SHORT EXERCISE:
Return the listing below verbatim. Pictures do not belong in the copy.

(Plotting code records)
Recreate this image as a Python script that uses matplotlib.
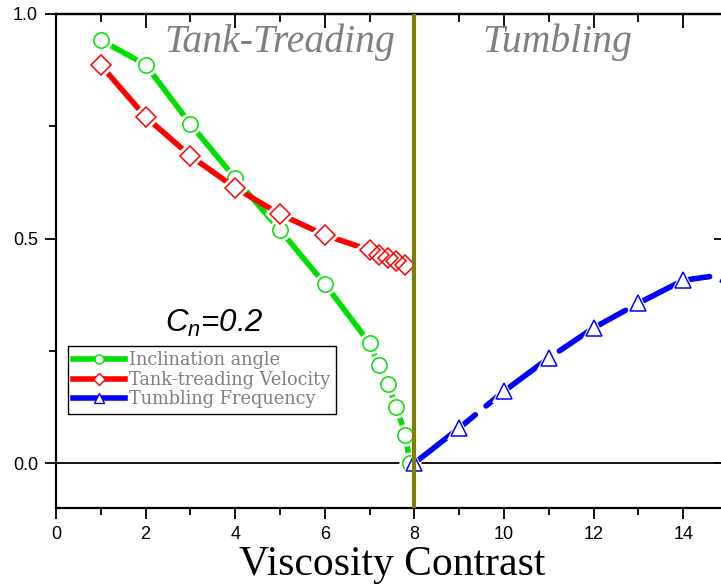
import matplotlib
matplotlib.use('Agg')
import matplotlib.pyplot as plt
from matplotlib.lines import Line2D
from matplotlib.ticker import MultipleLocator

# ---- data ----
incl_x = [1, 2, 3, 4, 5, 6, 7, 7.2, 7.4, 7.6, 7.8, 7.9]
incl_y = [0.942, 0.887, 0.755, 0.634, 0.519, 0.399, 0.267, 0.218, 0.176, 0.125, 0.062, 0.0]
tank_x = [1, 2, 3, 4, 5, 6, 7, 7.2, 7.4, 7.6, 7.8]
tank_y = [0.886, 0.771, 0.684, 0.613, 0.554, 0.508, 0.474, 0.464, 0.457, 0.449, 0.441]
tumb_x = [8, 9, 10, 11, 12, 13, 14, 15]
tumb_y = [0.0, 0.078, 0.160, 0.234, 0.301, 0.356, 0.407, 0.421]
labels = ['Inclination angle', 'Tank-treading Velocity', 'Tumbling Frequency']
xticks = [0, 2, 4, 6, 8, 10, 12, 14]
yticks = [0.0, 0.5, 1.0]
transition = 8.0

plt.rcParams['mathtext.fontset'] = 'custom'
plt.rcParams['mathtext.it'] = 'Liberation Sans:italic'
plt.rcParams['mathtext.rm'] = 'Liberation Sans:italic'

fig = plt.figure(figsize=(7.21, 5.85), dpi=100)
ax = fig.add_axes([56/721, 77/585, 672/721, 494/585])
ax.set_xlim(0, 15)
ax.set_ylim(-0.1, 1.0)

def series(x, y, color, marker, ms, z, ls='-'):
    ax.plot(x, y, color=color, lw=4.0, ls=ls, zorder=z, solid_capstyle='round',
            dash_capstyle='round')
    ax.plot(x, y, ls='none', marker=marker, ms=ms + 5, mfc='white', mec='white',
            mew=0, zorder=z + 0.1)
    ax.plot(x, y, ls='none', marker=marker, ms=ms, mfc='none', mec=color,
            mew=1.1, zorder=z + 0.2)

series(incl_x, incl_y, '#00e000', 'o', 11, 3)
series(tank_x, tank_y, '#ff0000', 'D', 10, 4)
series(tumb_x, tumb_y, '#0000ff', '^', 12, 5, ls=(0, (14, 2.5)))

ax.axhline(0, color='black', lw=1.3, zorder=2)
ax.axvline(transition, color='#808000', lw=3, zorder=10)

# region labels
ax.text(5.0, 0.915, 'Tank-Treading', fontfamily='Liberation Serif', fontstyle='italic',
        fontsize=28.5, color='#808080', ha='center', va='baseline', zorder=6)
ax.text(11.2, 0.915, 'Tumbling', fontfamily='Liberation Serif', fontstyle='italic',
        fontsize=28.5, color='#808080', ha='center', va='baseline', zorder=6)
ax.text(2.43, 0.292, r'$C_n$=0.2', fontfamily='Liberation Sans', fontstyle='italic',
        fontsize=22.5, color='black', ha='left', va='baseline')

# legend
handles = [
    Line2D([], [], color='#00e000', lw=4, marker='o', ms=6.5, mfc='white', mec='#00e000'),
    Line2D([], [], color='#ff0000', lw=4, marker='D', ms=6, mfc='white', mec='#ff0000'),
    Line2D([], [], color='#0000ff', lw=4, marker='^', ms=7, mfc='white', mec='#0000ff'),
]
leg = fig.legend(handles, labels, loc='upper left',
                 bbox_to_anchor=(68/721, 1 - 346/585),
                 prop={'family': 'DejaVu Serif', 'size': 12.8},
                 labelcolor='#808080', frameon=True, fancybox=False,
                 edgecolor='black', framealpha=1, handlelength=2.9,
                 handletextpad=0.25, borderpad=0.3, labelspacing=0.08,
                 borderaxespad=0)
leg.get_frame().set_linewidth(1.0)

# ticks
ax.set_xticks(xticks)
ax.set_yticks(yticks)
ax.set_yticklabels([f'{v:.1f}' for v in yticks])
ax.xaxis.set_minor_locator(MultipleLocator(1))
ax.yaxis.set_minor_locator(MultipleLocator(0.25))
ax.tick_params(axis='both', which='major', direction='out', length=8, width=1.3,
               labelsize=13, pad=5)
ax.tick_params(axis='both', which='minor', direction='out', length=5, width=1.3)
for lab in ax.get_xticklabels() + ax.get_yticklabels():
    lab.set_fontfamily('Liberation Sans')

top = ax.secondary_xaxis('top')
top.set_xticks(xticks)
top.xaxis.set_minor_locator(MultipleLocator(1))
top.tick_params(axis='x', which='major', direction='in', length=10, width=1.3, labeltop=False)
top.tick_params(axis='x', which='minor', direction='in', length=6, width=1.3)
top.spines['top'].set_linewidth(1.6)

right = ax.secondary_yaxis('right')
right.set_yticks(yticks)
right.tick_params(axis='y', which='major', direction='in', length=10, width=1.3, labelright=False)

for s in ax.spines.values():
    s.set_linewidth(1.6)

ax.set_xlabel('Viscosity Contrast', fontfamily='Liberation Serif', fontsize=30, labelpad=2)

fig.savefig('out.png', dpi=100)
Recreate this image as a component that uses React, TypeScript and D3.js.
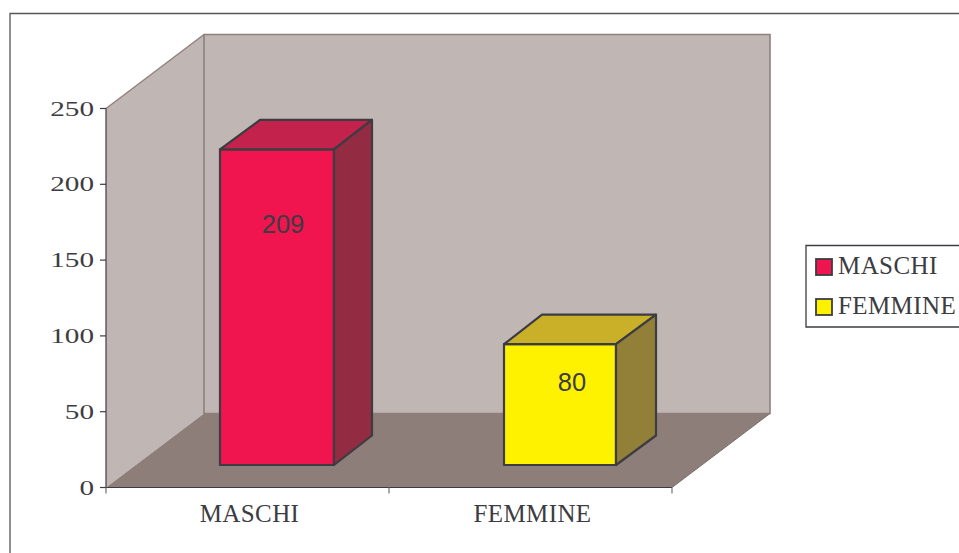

SOLUTION TO THE EXERCISE:
Recreate this image as a Python script that uses matplotlib.
import matplotlib
matplotlib.use('Agg')
import matplotlib.pyplot as plt
from matplotlib.lines import Line2D
from matplotlib.ticker import MultipleLocator

# ---- data ----
incl_x = [1, 2, 3, 4, 5, 6, 7, 7.2, 7.4, 7.6, 7.8, 7.9]
incl_y = [0.942, 0.887, 0.755, 0.634, 0.519, 0.399, 0.267, 0.218, 0.176, 0.125, 0.062, 0.0]
tank_x = [1, 2, 3, 4, 5, 6, 7, 7.2, 7.4, 7.6, 7.8]
tank_y = [0.886, 0.771, 0.684, 0.613, 0.554, 0.508, 0.474, 0.464, 0.457, 0.449, 0.441]
tumb_x = [8, 9, 10, 11, 12, 13, 14, 15]
tumb_y = [0.0, 0.078, 0.160, 0.234, 0.301, 0.356, 0.407, 0.421]
labels = ['Inclination angle', 'Tank-treading Velocity', 'Tumbling Frequency']
xticks = [0, 2, 4, 6, 8, 10, 12, 14]
yticks = [0.0, 0.5, 1.0]
transition = 8.0

plt.rcParams['mathtext.fontset'] = 'custom'
plt.rcParams['mathtext.it'] = 'Liberation Sans:italic'
plt.rcParams['mathtext.rm'] = 'Liberation Sans:italic'

fig = plt.figure(figsize=(7.21, 5.85), dpi=100)
ax = fig.add_axes([56/721, 77/585, 672/721, 494/585])
ax.set_xlim(0, 15)
ax.set_ylim(-0.1, 1.0)

def series(x, y, color, marker, ms, z, ls='-'):
    ax.plot(x, y, color=color, lw=4.0, ls=ls, zorder=z, solid_capstyle='round',
            dash_capstyle='round')
    ax.plot(x, y, ls='none', marker=marker, ms=ms + 5, mfc='white', mec='white',
            mew=0, zorder=z + 0.1)
    ax.plot(x, y, ls='none', marker=marker, ms=ms, mfc='none', mec=color,
            mew=1.1, zorder=z + 0.2)

series(incl_x, incl_y, '#00e000', 'o', 11, 3)
series(tank_x, tank_y, '#ff0000', 'D', 10, 4)
series(tumb_x, tumb_y, '#0000ff', '^', 12, 5, ls=(0, (14, 2.5)))

ax.axhline(0, color='black', lw=1.3, zorder=2)
ax.axvline(transition, color='#808000', lw=3, zorder=10)

# region labels
ax.text(5.0, 0.915, 'Tank-Treading', fontfamily='Liberation Serif', fontstyle='italic',
        fontsize=28.5, color='#808080', ha='center', va='baseline', zorder=6)
ax.text(11.2, 0.915, 'Tumbling', fontfamily='Liberation Serif', fontstyle='italic',
        fontsize=28.5, color='#808080', ha='center', va='baseline', zorder=6)
ax.text(2.43, 0.292, r'$C_n$=0.2', fontfamily='Liberation Sans', fontstyle='italic',
        fontsize=22.5, color='black', ha='left', va='baseline')

# legend
handles = [
    Line2D([], [], color='#00e000', lw=4, marker='o', ms=6.5, mfc='white', mec='#00e000'),
    Line2D([], [], color='#ff0000', lw=4, marker='D', ms=6, mfc='white', mec='#ff0000'),
    Line2D([], [], color='#0000ff', lw=4, marker='^', ms=7, mfc='white', mec='#0000ff'),
]
leg = fig.legend(handles, labels, loc='upper left',
                 bbox_to_anchor=(68/721, 1 - 346/585),
                 prop={'family': 'DejaVu Serif', 'size': 12.8},
                 labelcolor='#808080', frameon=True, fancybox=False,
                 edgecolor='black', framealpha=1, handlelength=2.9,
                 handletextpad=0.25, borderpad=0.3, labelspacing=0.08,
                 borderaxespad=0)
leg.get_frame().set_linewidth(1.0)

# ticks
ax.set_xticks(xticks)
ax.set_yticks(yticks)
ax.set_yticklabels([f'{v:.1f}' for v in yticks])
ax.xaxis.set_minor_locator(MultipleLocator(1))
ax.yaxis.set_minor_locator(MultipleLocator(0.25))
ax.tick_params(axis='both', which='major', direction='out', length=8, width=1.3,
               labelsize=13, pad=5)
ax.tick_params(axis='both', which='minor', direction='out', length=5, width=1.3)
for lab in ax.get_xticklabels() + ax.get_yticklabels():
    lab.set_fontfamily('Liberation Sans')

top = ax.secondary_xaxis('top')
top.set_xticks(xticks)
top.xaxis.set_minor_locator(MultipleLocator(1))
top.tick_params(axis='x', which='major', direction='in', length=10, width=1.3, labeltop=False)
top.tick_params(axis='x', which='minor', direction='in', length=6, width=1.3)
top.spines['top'].set_linewidth(1.6)

right = ax.secondary_yaxis('right')
right.set_yticks(yticks)
right.tick_params(axis='y', which='major', direction='in', length=10, width=1.3, labelright=False)

for s in ax.spines.values():
    s.set_linewidth(1.6)

ax.set_xlabel('Viscosity Contrast', fontfamily='Liberation Serif', fontsize=30, labelpad=2)

fig.savefig('out.png', dpi=100)
Recreate this image as a component that uses React, TypeScript and D3.js.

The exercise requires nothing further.